Scene 3

Faustus

How comes it then that thou art out of hell?

 

Maphastophilis

Why this is hell, nor am I out of it.
Think'st thou that I, who saw the face of God,
And tasted the eternal joys of heaven,
Am not tormented with then thousand hells
In being deprived of everlasting bliss!
O Faustus, leave these frivolous demands,
Which strike a terror to my fainting soul.

 


The Renaissance Idea of "Hell Within"

 

 

Building on the idea of exile and its associated alienation, allegorical and psychological interpretations (of hell) multiplied.
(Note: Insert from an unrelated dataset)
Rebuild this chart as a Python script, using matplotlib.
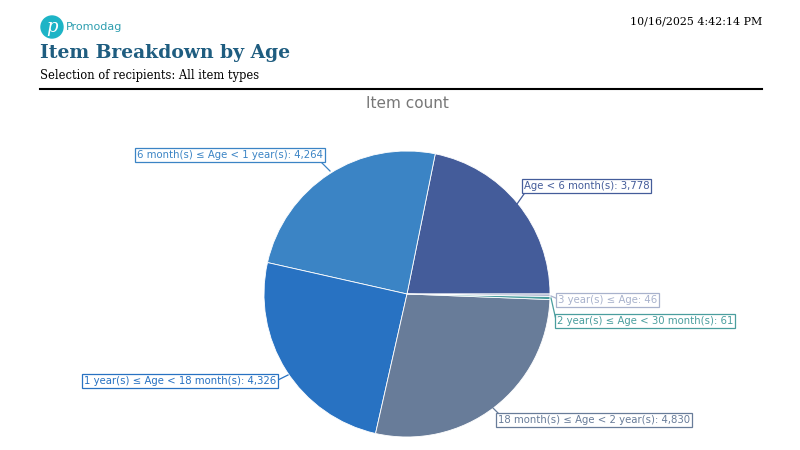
import matplotlib
matplotlib.use("Agg")
import matplotlib.pyplot as plt
from matplotlib.patches import Circle

categories = ["Age < 6 month(s)", "6 month(s) \u2264 Age < 1 year(s)", "1 year(s) \u2264 Age < 18 month(s)",
              "18 month(s) \u2264 Age < 2 year(s)", "2 year(s) \u2264 Age < 30 month(s)", "3 year(s) \u2264 Age"]
values = [3778, 4264, 4326, 4830, 61, 46]
colors = ["#445c9a", "#3b84c5", "#2872c2", "#687c99", "#4a9e9e", "#a8b2cc"]

W, H = 800, 450
fig = plt.figure(figsize=(8, 4.5), dpi=100)
ax = fig.add_axes([0, 0, 1, 1])

cx, cy, r = 407, H - 294, 143
wedges, _ = ax.pie(values, colors=colors, startangle=0, counterclock=True,
                   center=(cx, cy), radius=r,
                   wedgeprops=dict(edgecolor="white", linewidth=0.6))
ax.set_xlim(0, W)
ax.set_ylim(0, H)
ax.set_aspect("equal")
ax.axis("off")

def Y(py):
    return H - py

# labels: (box left x, box center y in pixels, leader start, leader end)
label_pos = [
    (524, 186, (524, 194), (517, 204)),
    (137, 155, (322, 163), (330, 171)),
    (84, 381, (278, 380), (288, 375)),
    (498, 420, (498, 413), (490, 405)),
    (557, 321, (556, 320), (551, 298)),
    (558, 300, (558, 299), (551, 296)),
]
for cat, v, c, (lx, ly, p0, p1) in zip(categories, values, colors, label_pos):
    ax.plot([p0[0], p1[0]], [Y(p0[1]), Y(p1[1])], color=c, lw=0.9)
    ax.text(lx, Y(ly), f"{cat}: {v:,}", fontsize=7.3, color=c,
            va="center", ha="left", family="DejaVu Sans",
            bbox=dict(boxstyle="square,pad=0.15", fc="white", ec=c, lw=0.9))

# header
ax.add_patch(Circle((52, Y(27)), 11, color="#1db4c6"))
ax.text(52, Y(27.5), "p", color="white", fontsize=13, style="italic",
        family="DejaVu Serif", ha="center", va="center")
ax.text(66, Y(27), "Promodag", color="#2f9fb0", fontsize=8, va="center", ha="left",
        family="DejaVu Sans")
ax.text(40, Y(53), "Item Breakdown by Age", color="#1f5d80", fontsize=13.5,
        fontweight="bold", family="DejaVu Serif", va="center", ha="left")
ax.text(40, Y(76), "Selection of recipients: All item types", color="black", fontsize=8.3,
        family="DejaVu Serif", va="center", ha="left")
ax.text(762, Y(21), "10/16/2025 4:42:14 PM", color="black", fontsize=7.9,
        family="DejaVu Serif", va="center", ha="right")
ax.plot([40, 762], [Y(89), Y(89)], color="black", lw=1.5)
ax.text(407, Y(104), "Item count", color="#777777", fontsize=11, family="DejaVu Sans",
        ha="center", va="center")

fig.savefig("out.png", dpi=100)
Though he describes many gruesome physical torments in the Inferno, Dante identifies hell's essence while describing souls encased in flames: "Each one swathes himself in that which makes him burn" (26.48). The reformer Martin Luther put the afterlife in a psychological context, too, when he declared in 1517, "Hell, Purgatory, and Heaven appear to differ as despair, almost despair, and peace of mind differ." Of his own spiritual rebirth he said, "I felt that I was altogether born again and had entered paradise itself through open gates."

 

If faith is the way to heaven, hell begins even before death, when the faithless soul endures isolation and disorientation. As Luther put it, "Everyone carries his own hell with him wherever he is." Though earlier theology anticipates the statement, Calvin appears the first (1534) to say "Hell is not a place but a condition."